Naar hoofdinhoud Naar footer

Niet één soort Alzheimer, maar vijf!

Gepubliceerd op: 13-02-2024

Neuro-informaticus Betty Tijms van Amsterdam UMC heeft samen met prof. Pieter Jelle Visser van Maastricht University en hun onderzoeksteams eiwitten in het hersenvocht bestudeerd. Zij ontdekten dat er vijf verschillende types Alzheimer bestaan. Dit nieuws gaat nu de hele wereld over.

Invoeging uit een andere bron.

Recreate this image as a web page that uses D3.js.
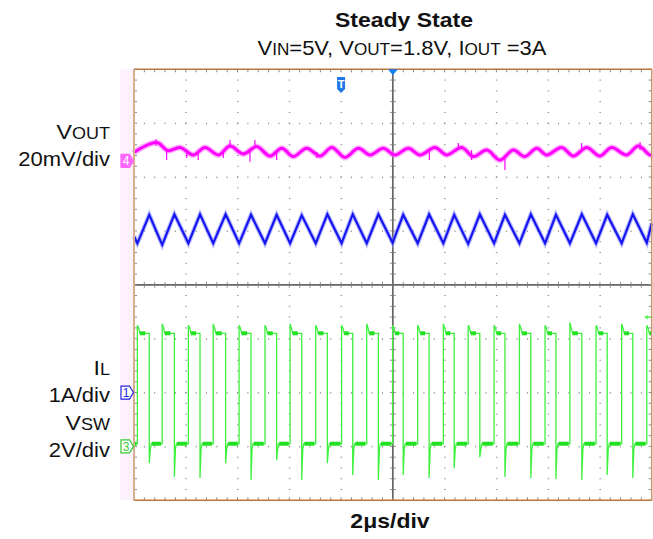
<!DOCTYPE html>
<html>
<head>
<meta charset="utf-8">
<script src="https://cdn.jsdelivr.net/npm/d3@7/dist/d3.min.js"></script>
<style>
  body { margin: 0; background: #fff; }
  text { font-family: "Liberation Sans", Arial, sans-serif; fill: #111; }
</style>
</head>
<body>
<div id="chart"></div>
<script>
// time in us (2us/div, trigger at centre), levels per channel units
var riseT = [-9.87, -8.91, -7.90, -6.94, -5.94, -4.94, -3.97, -2.98, -1.98, -1.01, -0.01,
             0.96, 1.95, 2.91, 3.91, 4.89, 5.88, 6.84, 7.85, 8.84, 9.81];
var fallT = [-9.41, -8.44, -7.45, -6.46, -5.48, -4.49, -3.52, -2.53, -1.55, -0.56,
             0.40, 1.40, 2.37, 3.36, 4.33, 5.33, 6.30, 7.30, 8.28, 9.27];

// V_SW (V)
var swHigh = 4.2, swLow = 0.1;
var swOvershoot = [4.5, 4.55, 4.5, 4.55, 4.5, 4.5, 4.55, 4.5, 4.5, 4.55, 4.5,
                   4.5, 4.55, 4.5, 4.5, 4.55, 4.5, 4.6, 4.5, 4.55, 4.5];
var swUndershoot = [-0.62, -1.13, -1.17, -0.62, -1.25, -0.51, -1.25, -0.62, -1.06, -1.25,
                    -1.06, -1.17, -0.80, -0.40, -1.13, -1.17, -1.21, -1.25, -1.06, -1.17];

// I_L (A): valleys at rising edges, peaks at falling edges
var ilValley = [2.77, 2.74, 2.77, 2.77, 2.77, 2.77, 2.77, 2.77, 2.77, 2.77, 2.78,
                2.77, 2.77, 2.76, 2.77, 2.77, 2.77, 2.77, 2.77, 2.77, 2.78];
var ilPeak = [3.30, 3.31, 3.31, 3.31, 3.30, 3.30, 3.29, 3.31, 3.31, 3.31,
              3.30, 3.31, 3.30, 3.31, 3.30, 3.31, 3.30, 3.31, 3.30, 3.31];
var ilEnds = [2.90, 3.14];

// V_OUT ripple (mV, relative to channel marker)
var voutT = [-10, -9.96, -9.12, -8.69, -8.22, -7.71, -7.26, -6.74, -6.29, -5.78, -5.26, -4.75,
             -4.29, -3.85, -3.33, -2.81, -2.36, -1.85, -1.33, -0.88, -0.37, 0.08, 0.60,
             1.05, 1.63, 2.08, 2.66, 3.11, 3.63, 4.14, 4.65, 5.10, 5.56, 5.94, 6.52,
             6.97, 7.49, 8.00, 8.45, 9.03, 9.48, 9.93, 10];
var voutMv = [3.0, 3.4, 6.8, 3.8, 5.0, 2.2, 5.0, 2.2, 5.5, 2.6, 5.3, 1.8,
              4.7, 1.6, 4.7, 1.8, 5.0, 1.3, 4.7, 2.2, 4.7, 2.2, 4.7,
              2.2, 5.0, 2.2, 5.0, 1.6, 4.0, 0.3, 4.0, 1.6, 4.7, 2.2, 5.0,
              1.8, 5.0, 1.8, 5.0, 2.2, 5.5, 2.2, 2.5];
// noise spikes: [t, mV from, mV to]
var voutSpikes = [[-9.15, 5.5, 8.0], [-8.74, 4.0, 0.3], [-7.96, 4.0, 1.1], [-7.52, 3.3, 0.3],
                  [-6.55, 3.3, 1.1], [-6.29, 4.8, 7.8], [-5.52, 4.0, -0.3], [-5.33, 4.8, 7.8],
                  [-4.49, 3.3, 0.3], [-2.94, 3.3, 1.1], [1.41, 4.0, 0.3], [2.53, 4.0, 6.6],
                  [3.04, 4.0, 0.3], [4.33, 2.2, -3.4], [7.29, 4.0, 6.6], [9.55, 4.0, 7.0]];

var channels = {
  vout: {offset: 2.3, perDiv: 20},
  il: {offset: -2, perDiv: 1},
  vsw: {offset: -3, perDiv: 2}
};

var W = 653, H = 539;
var svg = d3.select('#chart').append('svg').attr('width', W).attr('height', H);

var x = d3.scaleLinear().domain([-10, 10]).range([134, 651.7]);
var y = d3.scaleLinear().domain([-4, 4]).range([500.3, 69.3]);
function yc(ch, v) { return y(ch.offset + v / ch.perDiv); }

// pink strip left of the screen
svg.append('rect').attr('x', 120).attr('y', y(4)).attr('width', x(-10) - 120)
  .attr('height', y(-4) - y(4)).attr('fill', '#fdf1fb');

// grid dots
var g = svg.append('g');
var minorT = d3.range(-10, 10.001, 0.4);
var minorD = d3.range(-4, 4.001, 0.2);
d3.range(-4, 5).forEach(function(d) {
  if (d === 0 || d === 4 || d === -4) return;
  g.selectAll(null).data(minorT).enter().append('rect')
    .attr('x', function(t) { return x(t) - 0.5; }).attr('y', y(d) - 0.5)
    .attr('width', 1).attr('height', 1.5).attr('fill', '#8a8a8a');
});
d3.range(-10, 11, 2).forEach(function(t) {
  if (t === 0 || t === 10 || t === -10) return;
  g.selectAll(null).data(minorD).enter().append('rect')
    .attr('x', x(t) - 0.5).attr('y', function(d) { return y(d) - 0.5; })
    .attr('width', 1.5).attr('height', 1).attr('fill', '#8a8a8a');
});

// centre axes with minor ticks
g.append('line').attr('x1', x(-10)).attr('x2', x(10)).attr('y1', y(0)).attr('y2', y(0))
  .attr('stroke', '#666').attr('stroke-width', 1.8);
g.append('line').attr('x1', x(0)).attr('x2', x(0)).attr('y1', y(-4)).attr('y2', y(4))
  .attr('stroke', '#555').attr('stroke-width', 1.5);
g.selectAll(null).data(minorT).enter().append('line')
  .attr('x1', function(t) { return x(t); }).attr('x2', function(t) { return x(t); })
  .attr('y1', y(0) - 3).attr('y2', y(0) + 3).attr('stroke', '#777').attr('stroke-width', 0.8);
g.selectAll(null).data(minorD).enter().append('line')
  .attr('y1', function(d) { return y(d); }).attr('y2', function(d) { return y(d); })
  .attr('x1', x(0) - 3).attr('x2', x(0) + 3).attr('stroke', '#777').attr('stroke-width', 0.8);

// edge ticks
g.selectAll(null).data(minorT).enter().append('line')
  .attr('x1', function(t) { return x(t); }).attr('x2', function(t) { return x(t); })
  .attr('y1', y(4)).attr('y2', y(4) + 3).attr('stroke', '#888');
g.selectAll(null).data(minorT).enter().append('line')
  .attr('x1', function(t) { return x(t); }).attr('x2', function(t) { return x(t); })
  .attr('y1', y(-4)).attr('y2', y(-4) - 3).attr('stroke', '#888');
g.selectAll(null).data(minorD).enter().append('line')
  .attr('y1', function(d) { return y(d); }).attr('y2', function(d) { return y(d); })
  .attr('x1', x(-10)).attr('x2', x(-10) + 3).attr('stroke', '#888');
g.selectAll(null).data(minorD).enter().append('line')
  .attr('y1', function(d) { return y(d); }).attr('y2', function(d) { return y(d); })
  .attr('x1', x(10)).attr('x2', x(10) - 3).attr('stroke', '#888');

// ---- V_OUT trace
var vo = channels.vout;
var voLine = d3.line().x(function(d) { return x(d[0]); }).y(function(d) { return yc(vo, d[1]); })
  .curve(d3.curveCatmullRom);
var voData = voutT.map(function(t, i) { return [t, voutMv[i]]; });
svg.append('path').datum(voData).attr('d', voLine).attr('fill', 'none')
  .attr('stroke', '#ff7dff').attr('stroke-width', 6).attr('opacity', 0.6);
svg.append('path').datum(voData).attr('d', voLine).attr('fill', 'none')
  .attr('stroke', '#f0f').attr('stroke-width', 3);
svg.selectAll(null).data(voutSpikes).enter().append('line')
  .attr('x1', function(d) { return x(d[0]); }).attr('x2', function(d) { return x(d[0]); })
  .attr('y1', function(d) { return yc(vo, d[1]); }).attr('y2', function(d) { return yc(vo, d[2]); })
  .attr('stroke', '#f0f').attr('stroke-width', 1.2);

// ---- I_L trace
var il = channels.il;
var ilData = [[-10, ilEnds[0]]];
riseT.forEach(function(r, i) {
  ilData.push([r, ilValley[i]]);
  if (i < fallT.length) ilData.push([fallT[i], ilPeak[i]]);
});
ilData.push([10, ilEnds[1]]);
var ilLine = d3.line().x(function(d) { return x(d[0]); }).y(function(d) { return yc(il, d[1]); });
svg.append('path').datum(ilData).attr('d', ilLine).attr('fill', 'none')
  .attr('stroke', '#8a8aff').attr('stroke-width', 4.5).attr('opacity', 0.55);
svg.append('path').datum(ilData).attr('d', ilLine).attr('fill', 'none')
  .attr('stroke', '#1515f0').attr('stroke-width', 2.2);

// ---- V_SW trace
var sw = channels.vsw;
var swData = [[-10, swLow]];
riseT.forEach(function(r, i) {
  swData.push([r, swLow], [r, swOvershoot[i]], [r + 0.05, swHigh + 0.2], [r + 0.1, swHigh]);
  if (i < fallT.length) {
    var f = fallT[i];
    swData.push([f, swHigh], [f, swUndershoot[i]], [f + 0.04, swLow - 0.2], [f + 0.08, swLow]);
  }
});
swData.push([10, swHigh]);
var swLine = d3.line().x(function(d) { return x(d[0]); }).y(function(d) { return yc(sw, d[1]); });
svg.append('path').datum(swData).attr('d', swLine).attr('fill', 'none')
  .attr('stroke', '#3ef03e').attr('stroke-width', 1.3);
// thick plateaus
var highSeg = riseT.map(function(r, i) { return [r + 0.1, i < fallT.length ? fallT[i] - 0.15 : 10]; });
var lowSeg = fallT.map(function(f, i) { return [f + 0.1, riseT[i + 1] - 0.05]; });
lowSeg.unshift([-10, riseT[0] - 0.03]);
svg.selectAll(null).data(highSeg).enter().append('line')
  .attr('x1', function(d) { return x(d[0]); }).attr('x2', function(d) { return x(d[1]); })
  .attr('y1', yc(sw, swHigh)).attr('y2', yc(sw, swHigh))
  .attr('stroke', '#22e022').attr('stroke-width', 4);
svg.selectAll(null).data(lowSeg).enter().append('line')
  .attr('x1', function(d) { return x(d[0]); }).attr('x2', function(d) { return x(d[1]); })
  .attr('y1', yc(sw, swLow)).attr('y2', yc(sw, swLow))
  .attr('stroke', '#22e022').attr('stroke-width', 4);

// frame
svg.append('line').attr('x1', x(-10)).attr('x2', x(10)).attr('y1', y(4)).attr('y2', y(4))
  .attr('stroke', '#b8763e').attr('stroke-width', 1.5);
svg.append('line').attr('x1', x(-10)).attr('x2', x(10)).attr('y1', y(-4)).attr('y2', y(-4))
  .attr('stroke', '#b8763e').attr('stroke-width', 1.5);
svg.append('line').attr('x1', x(-10)).attr('x2', x(-10)).attr('y1', y(4)).attr('y2', y(-4))
  .attr('stroke', '#d6b090').attr('stroke-width', 2);
svg.append('line').attr('x1', x(10)).attr('x2', x(10)).attr('y1', y(4)).attr('y2', y(-4))
  .attr('stroke', '#c9956a').attr('stroke-width', 1.5);

// trigger markers
svg.append('path').attr('d', d3.line()([[x(0) - 5, y(4)], [x(0) + 5, y(4)], [x(0), y(4) + 6]]) + 'Z')
  .attr('fill', '#1a7ff0');
var tx = x(-2.0), ty = 77;
svg.append('path').attr('d', d3.line()([[tx - 4, ty], [tx + 4, ty], [tx + 4, ty + 12], [tx, ty + 16], [tx - 4, ty + 12]]) + 'Z')
  .attr('fill', '#1f78e6');
svg.append('text').attr('x', tx).attr('y', ty + 11).attr('text-anchor', 'middle')
  .style('font-size', '11px').style('font-weight', 'bold').style('fill', '#fff').text('T');
var ay = yc(sw, 4.8);
svg.append('path').attr('d', d3.line()([[x(10) - 1, ay], [x(10) - 7, ay]])).attr('stroke', '#55f055').attr('stroke-width', 1.3);
svg.append('path').attr('d', d3.line()([[x(10) - 7, ay], [x(10) - 4, ay - 2.5], [x(10) - 4, ay + 2.5]]) + 'Z').attr('fill', '#55f055');

// channel tags
function tag(yy, label, stroke, fill, txt) {
  var x0 = 121;
  svg.append('path').attr('d', d3.line()([[x0, yy - 6.5], [x0 + 8.5, yy - 6.5], [x0 + 12.5, yy], [x0 + 8.5, yy + 6.5], [x0, yy + 6.5]]) + 'Z')
    .attr('fill', fill).attr('stroke', stroke).attr('stroke-width', 1.2);
  svg.append('text').attr('x', x0 + 5).attr('y', yy + 4.5).attr('text-anchor', 'middle')
    .style('font-size', '12px').style('fill', txt).text(label);
}
tag(yc(vo, 0), '4', '#ff66ff', '#ff66ff', '#fff');
tag(yc(il, 0), '1', '#2222dd', '#fff', '#2222dd');
tag(yc(sw, 0), '3', '#33cc33', '#fff', '#33cc33');

// text
function label(xx, yy, parts, size, anchor, weight, sx) {
  var t = svg.append('text').attr('text-anchor', anchor)
    .attr('transform', 'translate(' + xx + ',' + yy + ') scale(' + sx + ',1)')
    .style('font-size', size + 'px').style('font-weight', weight || 'normal');
  parts.forEach(function(p) {
    var s = t.append('tspan').text(p[0]);
    if (p[1]) s.style('font-size', (size * 0.78) + 'px');
  });
  return t;
}
label(404, 27, [['Steady State']], 20, 'middle', 'bold', 1.15);
label(402, 55, [['V'], ['IN', 1], ['=5V, V'], ['OUT', 1], ['=1.8V, I'], ['OUT', 1], [' =3A']], 20, 'middle', 'normal', 1.1);
label(110, 139, [['V'], ['OUT', 1]], 21, 'end', 'normal', 1.1);
label(110, 166, [['20mV/div']], 20, 'end', 'normal', 1.1);
label(110, 375, [['I'], ['L', 1]], 21, 'end', 'normal', 1.1);
label(110, 402, [['1A/div']], 20, 'end', 'normal', 1.1);
label(110, 430, [['V'], ['SW', 1]], 21, 'end', 'normal', 1.1);
label(110, 457, [['2V/div']], 20, 'end', 'normal', 1.1);
label(390, 528, [['2\u03bcs/div']], 20, 'middle', 'bold', 1.15);
</script>
</body>
</html>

Dementie is een verzamelnaam voor meer dan 50 ziekten, waarbij de hersenen informatie niet meer goed kunnen verwerken. Mensen met dementie hebben een combinatie van symptomen, bijvoorbeeld geheugenverlies en veranderend gedrag. De meest voorkomende vorm van dementie (circa 70%) is de ziekte van Alzheimer. De onderzoekers publiceerden hun bevindingen in Nature Aging, een gerenommeerd wetenschappelijk tijdschrift.

Biologische processen in de hersenen

Bij de ziekte van Alzheimer klonteren het amyloïde en het tau-eiwit in de hersenen. Abnormale niveaus van Aβ en tau in hersenvocht zijn inmiddels vastgesteld als biomarkers voor Alzheimer. Maar waarom eiwitten gaan klonteren en hoe de hersenen erop reageren, daar is op dit moment nog weinig over bekend bij mensen met dementie die nog in leven zijn. Uit eerdere studies is al wel gebleken dat er verschillende moleculaire processen aan ten grondslag liggen. Om dit te onderzoeken hebben Tijms en collega’s gekozen om hersenvocht van mensen met de ziekte van Alzheimer te bestuderen. Zij ontdekten verschillen tussen mensen met Alzheimer en de biologische processen die zich afspelen in hun hersenen. Vijf subgroepen werden van elkaar onderscheiden. In de twee meest voorkomende subtypes zagen de onderzoekers abnormale uitgroei van zenuwuitlopers (subtype 1) en een grote hoeveelheid aan ontstekingen (subtype 2).

De bevindingen zijn baanbrekend. Het is een belangrijke stap naar een toekomst zonder Alzheimer. De farmaceuten zijn al jaren bezig om een geneesmiddel te ontwikkelen om de ziekte van Alzheimer te remmen. Tot nu toe was de aanname dat de biologische processen in de hersenen van mensen met de ziekte van Alzheimer hetzelfde zijn. Uit  dit onderzoek is echter gebleken dat sommige biologische processen alleen bij bepaalde subtypes verstoord zijn. Tot nu toe werd daar nog geen rekening mee gehouden bij de ontwikkeling en het testen van medicijnen. Het zou dus kunnen zijn dat je een geneesmiddel toetst bij de verkeerde persoon (met het verkeerde subtype) en je geen effect vindt. Terwijl het geneesmiddel wellicht wel effectief is voor de persoon met een andere subtype. 

Volgende stappen

Een eerste stap zou nu zijn om aan te tonen dat bepaalde geneesmiddelen beter passen bij een bepaalde subtype; lettend op de biologische processen die ten grondslag liggen aan het klonteren van de eiwitten en hoe de hersenen daarop reageren. Het is hierbij essentieel dat er wordt gezorgd voor een goede match tussen het geneesmiddel en het Alzheimer-subtype.

De onderzoekers zoeken contact met farmaceuten, zodat zij hun bevindingen kunnen toepassen op de data die al door de farmaceuten zijn verzameld. Als de resultaten inderdaad aantonen dat de verschillende types Alzheimer een eigen behandeling nodig hebben, dan kan worden overgegaan op grootschaliger onderzoek. Hoewel het klinkt als verre toekomstmuziek kan het vervolgen Tijms erg snel gaan: ‘Geneesmiddelen die inmiddels ontwikkeld zijn, richten zich op de processen waarvan we in het hersenvocht zien dat ze zijn ontregeld. Doordat de geneesmiddelen al ontwikkeld én getest zijn, kunnen we een aantal stappen overslaan omdat bijvoorbeeld de veiligheid van een geneesmiddel al is aangetoond.’

De bevindingen bieden hoop voor een (nabije) toekomst zonder Alzheimer!